〇本件については事件当初から関係しているのではないかと疑われた男性もいたが、警察が事情聴取等をしており、結果的には何も出てきていない。一旦この人物を視界の外に置いて検討をし直すことも必要かと思われる。
(2)非公開Aさん
○事前にご家族から現地で説明を受けていた事項と当時の報道に基づき、当日の状況について検証を行った。
○当時の報道から、失踪当日は千本浜海岸の状況として海岸にも海上にも多少の人出があったと考えられること、千本浜海岸一帯は、右は静岡市の美保(清水区)、左は西浦江梨(沼津市)の大瀬崎まで視界が開けた海岸であり、海上で暴力的に拉致することは難しいと思われる。拉致であれば考えられるのは例えば陸上で拉致し、ボートに乗っている間の事故ないし自殺を偽装するなどの方法ではないか。(非公開のため、失踪状況についての細部省略)
○また、同じ年月で大瀬崎海岸近くのキャンプ場から失踪し、後に脱北者が北朝鮮での目撃証言を行っている大屋敷正行さんとの関連性も考慮に入れて調査する必要性があるとの結論に至った。
(3)大屋敷正行さん
○当時、大屋敷さん一行がキャンプしていた大瀬崎の現地(現在は駐車場となっている元キャンプ場)で当時の状況について、正行さんの姉・山口幸子さんの説明・聴取を行った。
○姉・幸子さんから、当会が把握していた「バイクでキャンプに行った」との情報について訂正があり、正行さんたち一行は東京から電車で沼津まで来たあと、沼津港から渡船に乗って大瀬崎海岸に来ていたことが確認された。

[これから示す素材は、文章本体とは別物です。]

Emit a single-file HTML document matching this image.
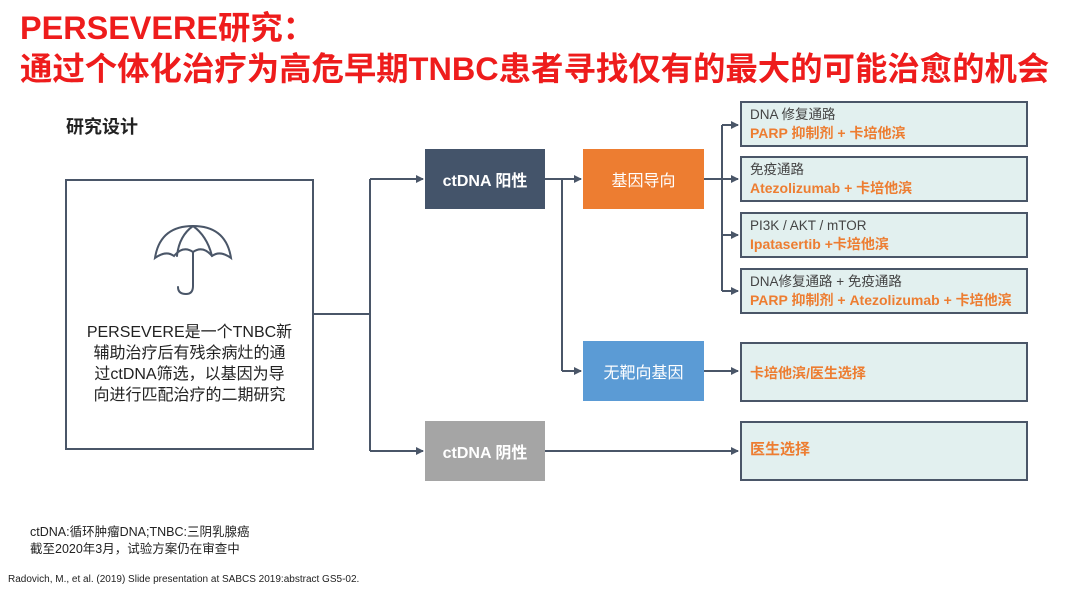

○前記の結果から失踪当時、正行さんが夜中に単独でキャンプ場から出て何処かに行こうとしても、使える交通手段は徒歩、または第3者の車両に乗って行くしかないと考えられ、地理的な問題(大瀬崎〜沼津間約30キロ)や道路状況(現在のように舗装はされていなかった)から徒歩での移動は無理だったと推測される。

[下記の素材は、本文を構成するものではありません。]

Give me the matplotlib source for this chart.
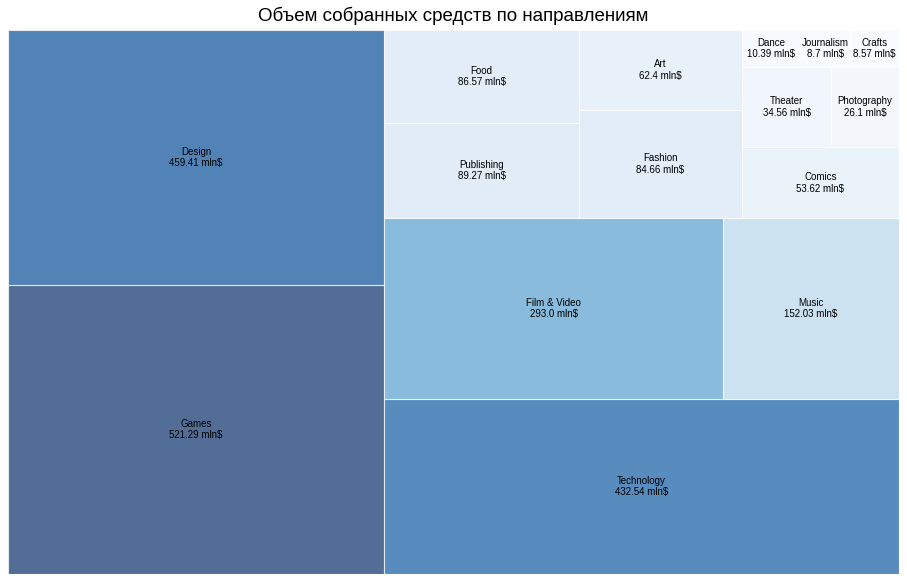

○当時の沼津市の状況は、既に海開き(7月13日)も終わり、海水浴客等で賑わう反面、水難事故も多発していて、各海水浴場等で水難者の捜索が行われたことが当時の報道で確認されているが、姉・幸子さんからは「当時、沼津警察署に捜索願を出したが、捜索してくれなかった」との証言があり、キャンプ場=陸上での失踪については重要と判断されなかったことが確認された。
〇関連の有無は不明だが、大瀬崎の宿にはかつてときどきロシア人が宿泊したことがあり、それを警察が監視していたという。大瀬崎の反対側(外海側)には防衛省技術研究所の大瀬実験場(旧海軍音響研究部大瀬崎臨海実験所)がある。
(4)鈴木清江さん
○最終失踪関連地点で母・たみ江さん、妹・とよみさんの目撃した状況について検証を行った。
○検証の結果、清江さんの私有車(紺色のシビック)が自宅近くの県道271号線沿いにあるJA遠州中央宇刈支店前に差し掛かった地点で同支店前に停車していたか、徐行していた車を追い越した直後、その車が今度は清江さんの車を追い抜きざまに停車して清江さんの車を停止させた様子であることが確認された。また、その後清江さんの車が駐車された状態で発見された場所は、清江さんが停止した位置の直ぐ脇の空き地で、清江さんが停止させられた位置とほとんど変わらない場所であることも判明した。当時、この県道を行き来する車両は非常に少なかく、清江さんの場合、待ち伏せされていた可能性が非常に高いことが検証で判明した。
○清江さんの実家で、失踪前に不審な男たちが夜中に敷地内に入っていたという状況を確認し、また、当時清江さんが使用していたシビックが保管されていたことから、その状況についても検証を行った。
〇当時警察はかなり綿密な捜査を行っており、県警本部からも派遣されて指揮をとっていた。関係のあると思われる知友人には事情聴取もしており、袋井での関係で狙われたというよりは、それ以前に一時期住んだ京都等の関係をより注目すべきとの意見も出された。